February 6, 2011 | SFGate.com

The Next Decade,’ by George Friedman: Review

The Next Decade

Where We've Been … and Where We're Going

By George Friedman

(Doubleday; 243 pages; $27.95)

One can easily understand why George Friedman is an optimist in general and about America in particular.

Born in Hungary to Holocaust survivors, he spent his first years in a camp for displaced persons in Austria after his parents fled the communist takeover of their homeland. Eventually immigrating with his family to the United States, Friedman went on to earn his doctorate from Cornell. A political science professor, he first gained notoriety for his 1991 book “The Coming War With Japan,” which predicted a conflict between Washington and its closest Asian ally because of Tokyo's then-burgeoning economic muscle.

That the prediction did not quite pan out – in fact, the bottom fell out from the Japanese economy about the time the volume hit bookstores – did not prevent Friedman from launching Stratfor, a political intelligence and forecasting consultancy with a not-insignificant subscriber base, especially after 9/11.

Thus, despite the reverses of recent years, there is no doubt in Friedman's mind that the current century is the American century. His 2009 book “The Next 100 Years: A Forecast for the 21st Century” made the case that the United States would dominate in every sector: economic, technological, political and military. More tendentiously, he predicted the economic collapse and political fragmentation of China, the breakup of Russia, and the rise of Japan, Poland, Turkey and Mexico as major powers, although the latter will also pose a challenge to its northern neighbor as it tries to recover territory lost in the 19th century.

In the end, he is convinced that the United States will prevail, not least because its scientific geniuses will have put into orbit gigantic “battle stars” from which military commanders will be able to deploy “missiles that can be fired from space with devastating effect” on those who would stand in the way of America's manifest destiny.

In his most recent offering, “The Next Decade: Where We've Been … and Where We're Going,” Friedman justifies the fantastic landscape he painted previously by arguing that “in the course of a century, so many individual decisions are made that no single one of them is ever critical.” In contrast, “in the shorter time frame of a decade, individual decisions by individual people, particularly those with political power, can matter enormously.”

And no individual will matter as much as the president of the United States, whom Friedman unabashedly describes as the “global emperor” of an “unintended empire.” The president's job, according to the author, is “to anticipate what will happen, minimize the unpredictability, then respond to the unexpected with keen and quick insight” – a tall order indeed, but one with which Friedman, who explicitly invokes Machiavelli's counsel to the prince, is more than willing to lend a hand in fulfilling.

Moving through several chapters at a dizzying pace, Friedman assumes the mantle of the Florentine, dispensing advice to what he actually calls “the Machiavellian president” on how to implement his preferred foreign policy of maintaining regional balances of power amid what he sees as the global dynamics of the next decade.

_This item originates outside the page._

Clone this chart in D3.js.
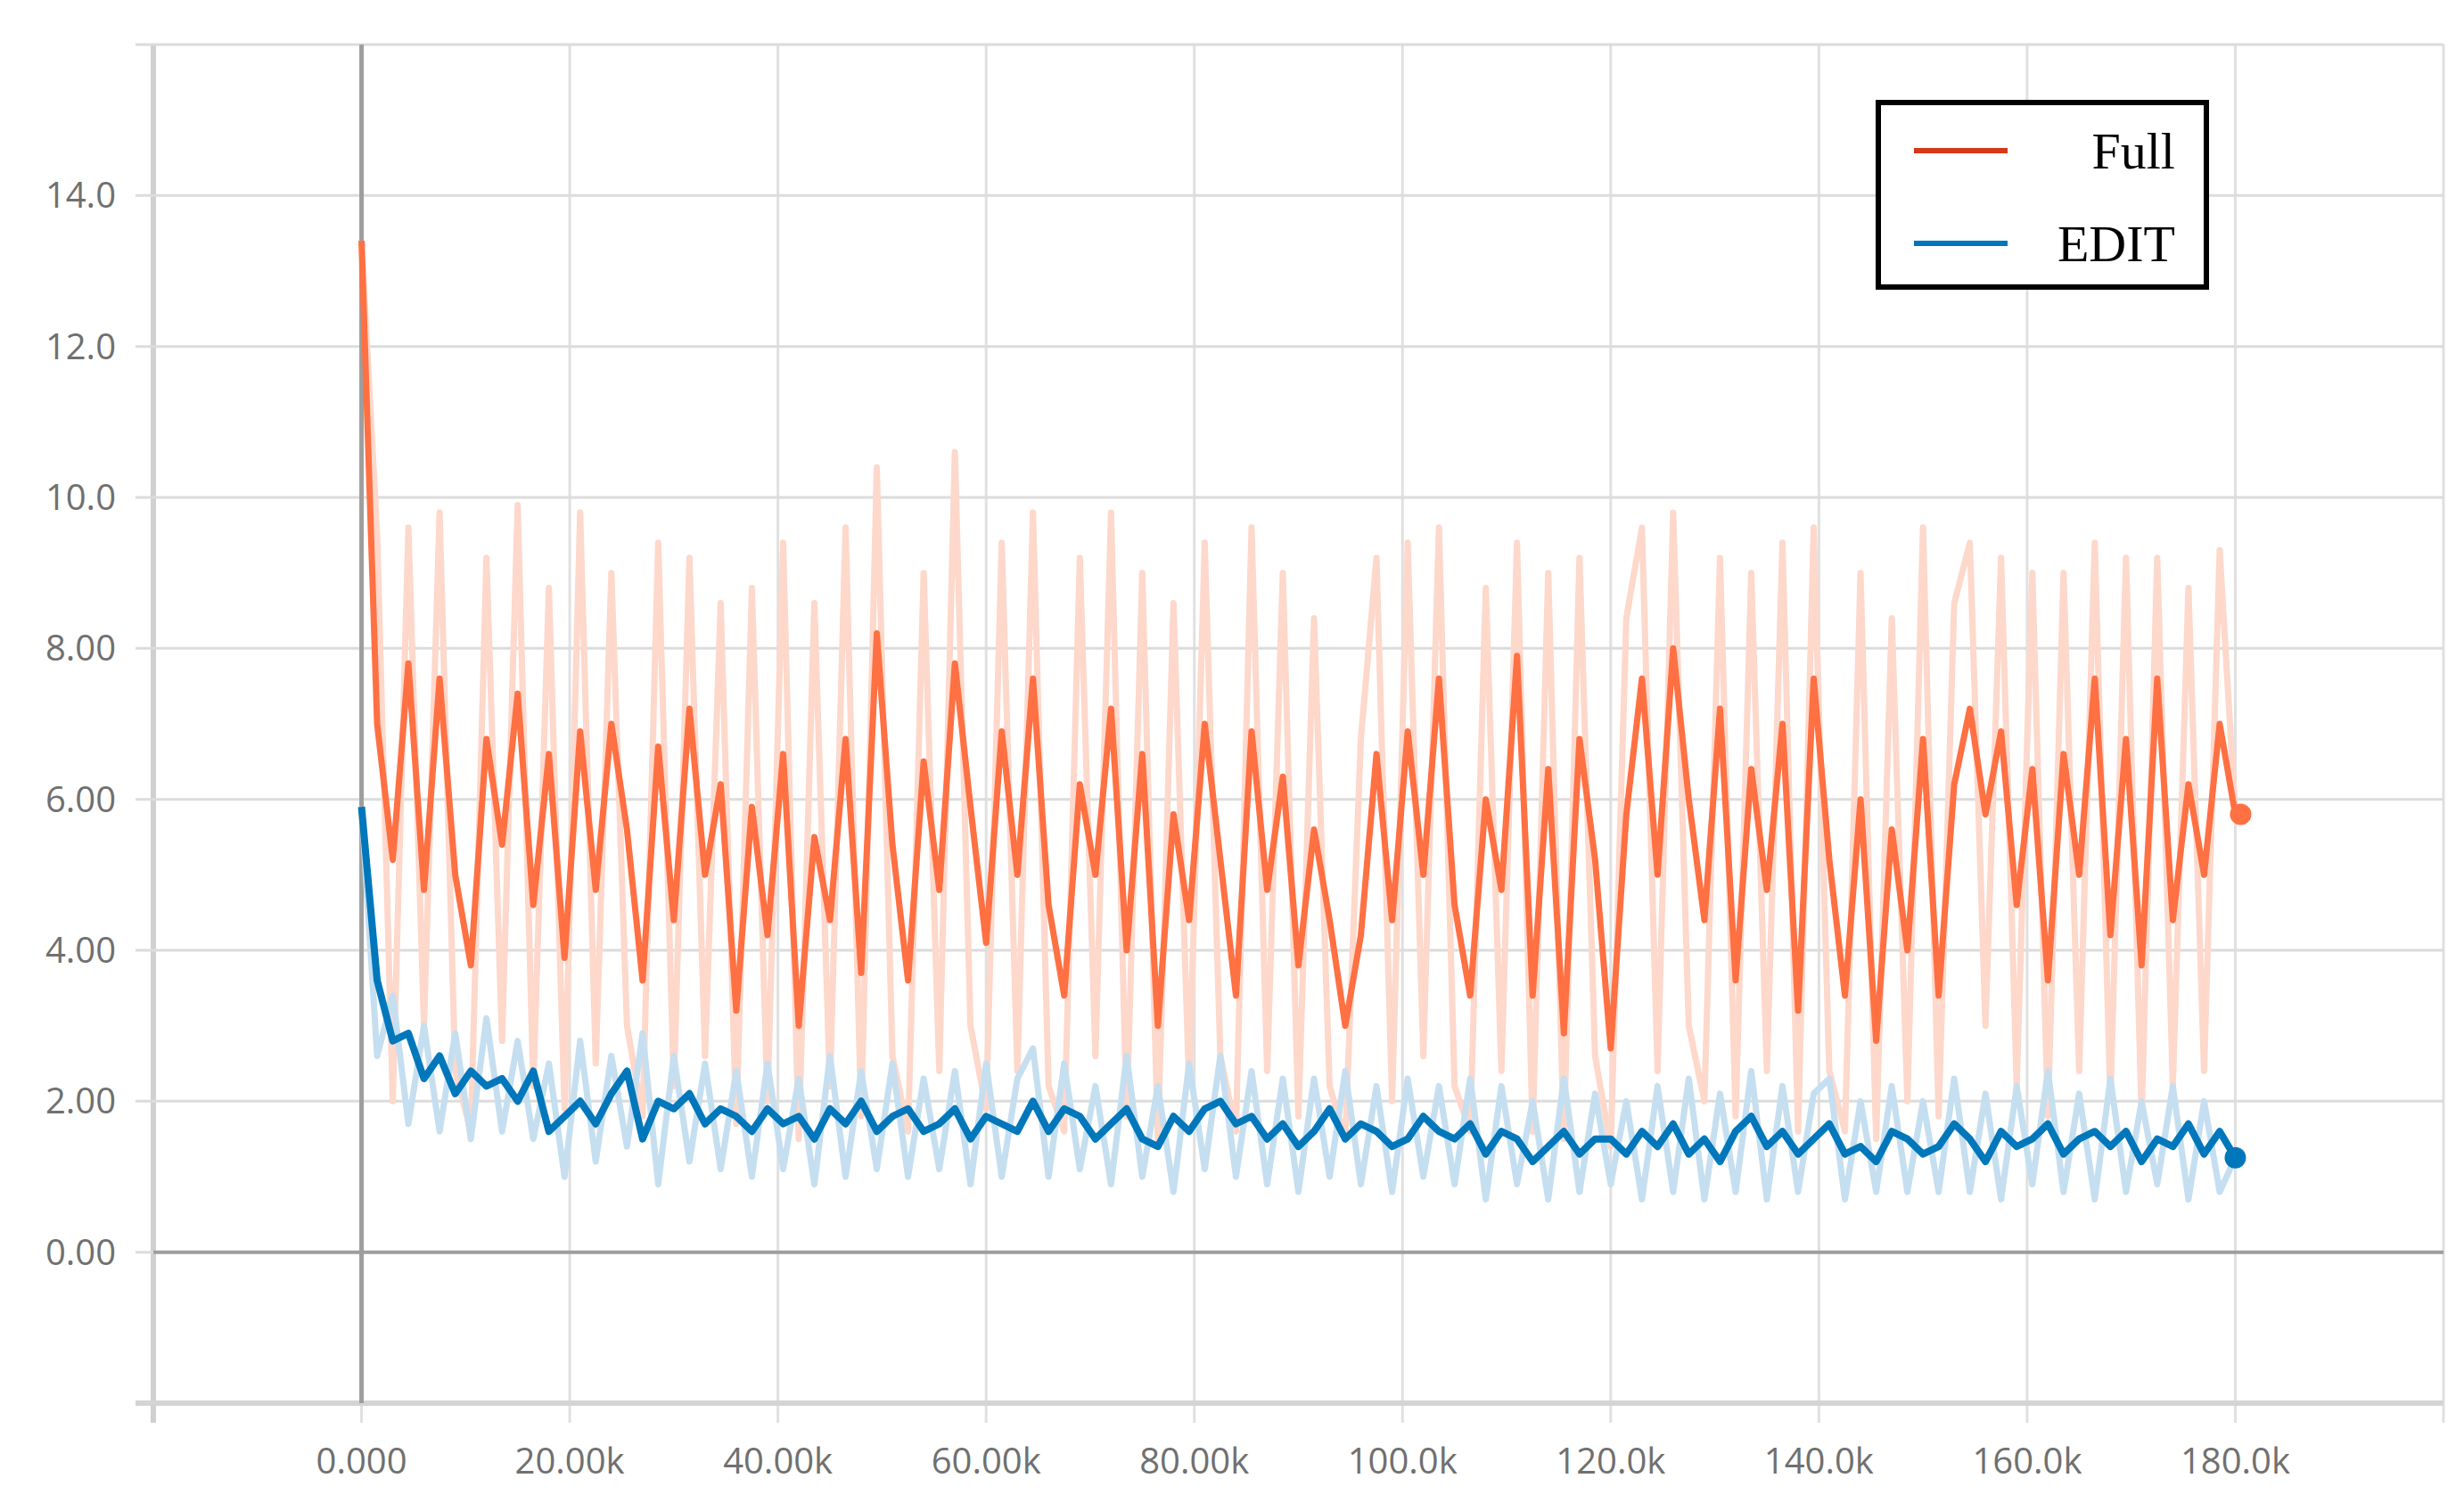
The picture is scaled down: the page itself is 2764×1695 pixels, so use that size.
<!DOCTYPE html>
<html>
<head>
<meta charset="utf-8">
<script src="https://cdn.jsdelivr.net/npm/d3@7"></script>
<style>
  body { margin: 0; background: #fff; }
  svg text { font-family: "Open Sans", sans-serif; }
</style>
</head>
<body>
<svg id="chart" width="2764" height="1695"></svg>
<script>
// step between logged points (training steps)
var step = 1500

var fullSmooth = [13.4,7.0,5.2,7.8,4.8,7.6,5.0,3.8,6.8,5.4,7.4,4.6,6.6,3.9,6.9,4.8,7.0,5.6,3.6,6.7,
  4.4,7.2,5.0,6.2,3.2,5.9,4.2,6.6,3.0,5.5,4.4,6.8,3.7,8.2,5.4,3.6,6.5,4.8,7.8,5.9,
  4.1,6.9,5.0,7.6,4.6,3.4,6.2,5.0,7.2,4.0,6.6,3.0,5.8,4.4,7.0,5.2,3.4,6.9,4.8,6.3,
  3.8,5.6,4.4,3.0,4.2,6.6,4.4,6.9,5.0,7.6,4.6,3.4,6.0,4.8,7.9,3.4,6.4,2.9,6.8,5.2,
  2.7,5.8,7.6,5.0,8.0,6.0,4.4,7.2,3.6,6.4,4.8,7.0,3.2,7.6,5.2,3.4,6.0,2.8,5.6,4.0,
  6.8,3.4,6.2,7.2,5.8,6.9,4.6,6.4,3.6,6.6,5.0,7.6,4.2,6.8,3.8,7.6,4.4,6.2,5.0,7.0,5.8]
var fullRaw = [13.4,9.5,2.0,9.6,3.0,9.8,2.4,1.6,9.2,2.8,9.9,2.2,8.8,1.9,9.8,2.5,9.0,3.0,1.8,9.4,
  2.2,9.2,2.6,8.6,1.7,8.8,2.0,9.4,1.5,8.6,2.2,9.6,1.8,10.4,2.6,1.6,9.0,2.4,10.6,3.0,
  1.9,9.4,2.4,9.8,2.2,1.6,9.2,2.6,9.8,1.8,9.0,1.5,8.6,2.2,9.4,2.6,1.6,9.6,2.4,9.0,
  1.8,8.4,2.2,1.5,6.8,9.2,2.0,9.4,2.6,9.6,2.2,1.6,8.8,2.4,9.4,1.6,9.0,1.5,9.2,2.6,
  1.4,8.4,9.6,2.4,9.8,3.0,2.0,9.2,1.8,9.0,2.4,9.4,1.6,9.6,2.4,1.6,9.0,1.5,8.4,2.0,
  9.6,1.8,8.6,9.4,3.0,9.2,2.2,9.0,1.8,9.0,2.4,9.4,2.0,9.2,1.8,9.2,2.2,8.8,2.4,9.3,5.8]
var editSmooth = [5.9,3.6,2.8,2.9,2.3,2.6,2.1,2.4,2.2,2.3,2.0,2.4,1.6,1.8,2.0,1.7,2.1,2.4,1.5,2.0,
  1.9,2.1,1.7,1.9,1.8,1.6,1.9,1.7,1.8,1.5,1.9,1.7,2.0,1.6,1.8,1.9,1.6,1.7,1.9,1.5,
  1.8,1.7,1.6,2.0,1.6,1.9,1.8,1.5,1.7,1.9,1.5,1.4,1.8,1.6,1.9,2.0,1.7,1.8,1.5,1.7,
  1.4,1.6,1.9,1.5,1.7,1.6,1.4,1.5,1.8,1.6,1.5,1.7,1.3,1.6,1.5,1.2,1.4,1.6,1.3,1.5,
  1.5,1.3,1.6,1.4,1.7,1.3,1.5,1.2,1.6,1.8,1.4,1.6,1.3,1.5,1.7,1.3,1.4,1.2,1.6,1.5,
  1.3,1.4,1.7,1.5,1.2,1.6,1.4,1.5,1.7,1.3,1.5,1.6,1.4,1.6,1.2,1.5,1.4,1.7,1.3,1.6,1.25]
var editRaw = [5.9,2.6,3.4,1.7,3.0,1.6,2.9,1.5,3.1,1.6,2.8,1.5,2.5,1.0,2.8,1.2,2.6,1.4,2.9,0.9,
  2.6,1.2,2.5,1.1,2.4,1.0,2.5,1.1,2.3,0.9,2.6,1.0,2.4,1.1,2.5,1.0,2.3,1.1,2.4,0.9,
  2.5,1.0,2.3,2.7,1.0,2.5,1.1,2.2,0.9,2.6,1.0,2.2,0.8,2.5,1.1,2.6,1.0,2.4,0.9,2.3,
  0.8,2.3,1.0,2.4,0.9,2.2,0.8,2.3,1.0,2.2,0.9,2.3,0.7,2.2,0.9,2.0,0.7,2.3,0.8,2.1,
  0.9,2.0,0.7,2.2,0.8,2.3,0.7,2.1,0.8,2.4,0.7,2.2,0.8,2.1,2.3,0.7,2.0,0.8,2.2,0.8,
  2.0,0.8,2.3,0.8,2.1,0.7,2.2,0.9,2.4,0.8,2.1,0.7,2.3,0.8,2.0,0.9,2.2,0.7,2.0,0.8,1.25]

var yTicks = [0,2,4,6,8,10,12,14]
var xTicks = [0,20000,40000,60000,80000,100000,120000,140000,160000,180000]
var yLabels = ["0.00","2.00","4.00","6.00","8.00","10.0","12.0","14.0"]
var xLabels = ["0.000","20.00k","40.00k","60.00k","80.00k","100.0k","120.0k","140.0k","160.0k","180.0k"]

var svg = d3.select("#chart")
var x = d3.scaleLinear().domain([-20000, 200000]).range([172, 2741])
var y = d3.scaleLinear().domain([-2, 16]).range([1574, 50])

// grid
var gridX = d3.range(-20000, 200001, 20000)
var gridY = d3.range(-2, 16.01, 2)
svg.append("g").selectAll("line").data(gridX).join("line")
    .attr("x1", d => x(d)).attr("x2", d => x(d))
    .attr("y1", y(16)).attr("y2", y(-2) + 22)
    .attr("stroke", d => d === -20000 ? "#d0d0d0" : "#e0e0e0")
    .attr("stroke-width", d => d === -20000 ? 6 : 3)
svg.append("g").selectAll("line").data(gridY).join("line")
    .attr("x1", x(-20000) - 20).attr("x2", x(200000))
    .attr("y1", d => y(d)).attr("y2", d => y(d))
    .attr("stroke", d => d === -2 ? "#d4d4d4" : "#dcdcdc")
    .attr("stroke-width", d => d === -2 ? 6 : 3)
// zero axes
svg.append("line").attr("x1", x(-20000)).attr("x2", x(200000))
    .attr("y1", y(0)).attr("y2", y(0)).attr("stroke", "#9e9e9e").attr("stroke-width", 4)
svg.append("line").attr("x1", x(0)).attr("x2", x(0))
    .attr("y1", y(16)).attr("y2", y(-2)).attr("stroke", "#9e9e9e").attr("stroke-width", 5)

// tick labels
svg.append("g").selectAll("text").data(yTicks).join("text")
    .attr("x", 130).attr("y", d => y(d)).attr("dy", "0.35em")
    .attr("text-anchor", "end").attr("font-size", 40).attr("fill", "#707070")
    .text((d, i) => yLabels[i])
svg.append("g").selectAll("text").data(xTicks).join("text")
    .attr("x", d => x(d)).attr("y", 1639).attr("dy", "0.35em")
    .attr("text-anchor", "middle").attr("font-size", 40).attr("fill", "#707070")
    .text((d, i) => xLabels[i])

var line = d3.line().x((d, i) => x(i * step)).y(d => y(d))

function series(data, color, width) {
    svg.append("path").datum(data).attr("d", line)
        .attr("fill", "none").attr("stroke", color)
        .attr("stroke-width", width).attr("stroke-linejoin", "round")
}
series(fullRaw, "#fdd8cb", 7)
series(editRaw, "#c5dff0", 7)
series(fullSmooth, "#ff7043", 7)
series(editSmooth, "#0077bb", 8)

// end markers
svg.append("circle").attr("cx", x((fullSmooth.length - 1) * step) + 6)
    .attr("cy", y(fullSmooth[fullSmooth.length - 1])).attr("r", 12).attr("fill", "#ff7043")
svg.append("circle").attr("cx", x((editSmooth.length - 1) * step))
    .attr("cy", y(editSmooth[editSmooth.length - 1])).attr("r", 12).attr("fill", "#0077bb")

// legend
var lg = svg.append("g")
lg.append("rect").attr("x", 2107).attr("y", 115).attr("width", 368).attr("height", 207)
    .attr("fill", "#fff").attr("stroke", "#000").attr("stroke-width", 6)
var legend = [{name: "Full", color: "#d43a1a"}, {name: "EDIT", color: "#0077bb"}]
legend.forEach(function (d, i) {
    var cy = 169 + i * 104
    lg.append("line").attr("x1", 2147).attr("x2", 2252).attr("y1", cy).attr("y2", cy)
        .attr("stroke", d.color).attr("stroke-width", 6)
    lg.append("text").attr("x", 2440).attr("y", cy).attr("dy", "0.35em")
        .attr("text-anchor", "end").attr("font-size", 58)
        .style("font-family", "'Liberation Serif', 'DejaVu Serif', serif")
        .attr("fill", "#000").text(d.name)
})
</script>
</body>
</html>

In the Middle East, Washington should distance itself from Jerusalem in order to restore the balance between Israel and its neighbors, and then reach an entente with Tehran in order to counterbalance the Arabs.

In South Asia, Pakistan must be strengthened against India so as to divert the latter from achieving a level of naval development that would threaten U.S. hegemony in the Indian Ocean. In Eurasia, with the European Union falling apart, the United States should undermine growing ties between Germany and a (temporarily) resurgent Russia by cultivating a new strategic partnership with Poland. In the Far East, America needs to buy time for a splintering China so as to prolong Japan's dependency on the security umbrella provided by the U.S. military.

Latin America and Africa are afterthoughts for Friedman, the former, with the exception of laying the foundations for containing Brazil, merely “an arena for commercial relations,” while the latter is a place where the United States is “free to remain aloof” for want of any overwhelming interest.

If all this strikes one as a bit of Yogi Berra's “deja vu all over again,” it is. Friedman's futuristic prognostications are essentially straight out of English geographer Sir Halford Mackinder's deterministic “Heartland Theory” whereby command of the Eurasian “heartland” is the key to power over the “world island,” which, in turn, leads to global domination. In short, the next century is just like the last century and the next decade is merely a return to history. Not that such an outcome is discomfiting in the least to the unflappable Friedman, who remains unshaken in his faith that “the United States is far more powerful than most people think” and that its problems, though real, are “trivial compared to the extent of its power.”

While serious scholars and analysts will find much in “The Next Decade” with which to take issue, amid the political and economic uncertainties of the day, it should be no surprise that Friedman's optimistic vision – delivered in an engaging style and with no little dramatic flourish, rather than the dry prose of more wonkish foreign policy tomes – should nonetheless find a wide and receptive popular audience.